MVIP-NeRF: Multi-view 3D Inpainting on NeRF Scenes via Diffusion Prior
This addresses the challenge of view-inconsistent and geometrically misaligned inpainting for 3D scene reconstruction, representing an incremental improvement over existing NeRF inpainting techniques.
The paper tackles the problem of inconsistent and low-quality 3D inpainting in NeRF scenes by proposing MVIP-NeRF, which uses diffusion priors and multi-view joint optimization to achieve better appearance and geometry recovery compared to previous methods.

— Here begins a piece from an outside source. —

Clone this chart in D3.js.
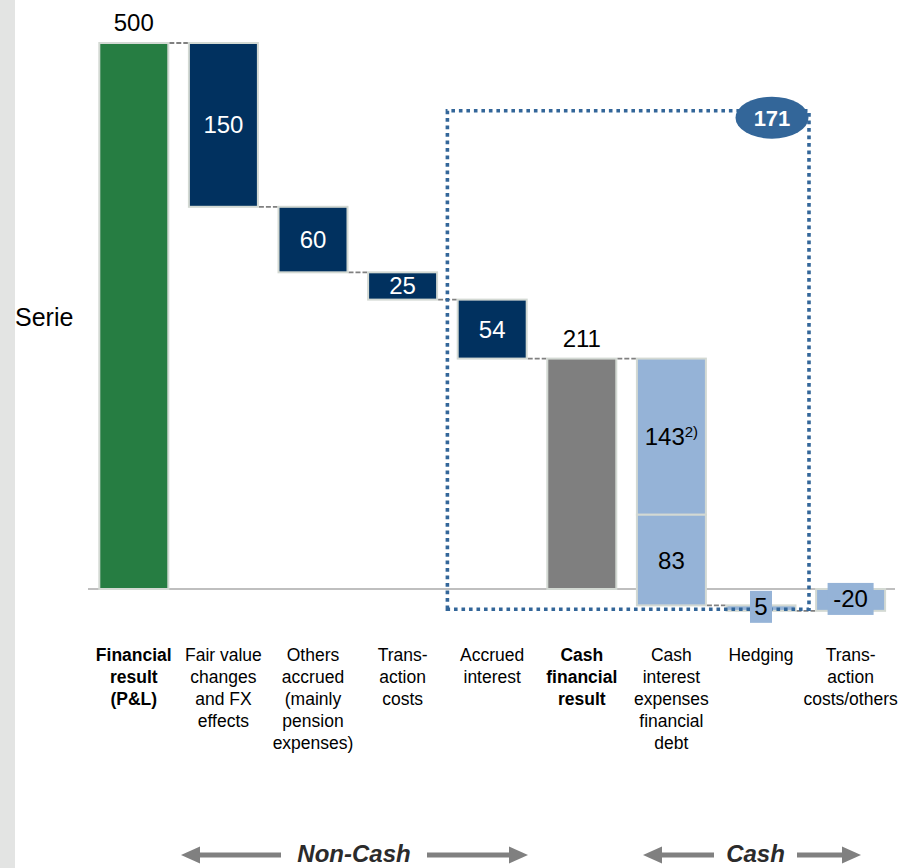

Despite the emergence of successful NeRF inpainting methods built upon explicit RGB and depth 2D inpainting supervisions, these methods are inherently constrained by the capabilities of their underlying 2D inpainters. This is due to two key reasons: (i) independently inpainting constituent images results in view-inconsistent imagery, and (ii) 2D inpainters struggle to ensure high-quality geometry completion and alignment with inpainted RGB images. To overcome these limitations, we propose a novel approach called MVIP-NeRF that harnesses the potential of diffusion priors for NeRF inpainting, addressing both appearance and geometry aspects. MVIP-NeRF performs joint inpainting across multiple views to reach a consistent solution, which is achieved via an iterative optimization process based on Score Distillation Sampling (SDS). Apart from recovering the rendered RGB images, we also extract normal maps as a geometric representation and define a normal SDS loss that motivates accurate geometry inpainting and alignment with the appearance. Additionally, we formulate a multi-view SDS score function to distill generative priors simultaneously from different view images, ensuring consistent visual completion when dealing with large view variations. Our experimental results show better appearance and geometry recovery than previous NeRF inpainting methods.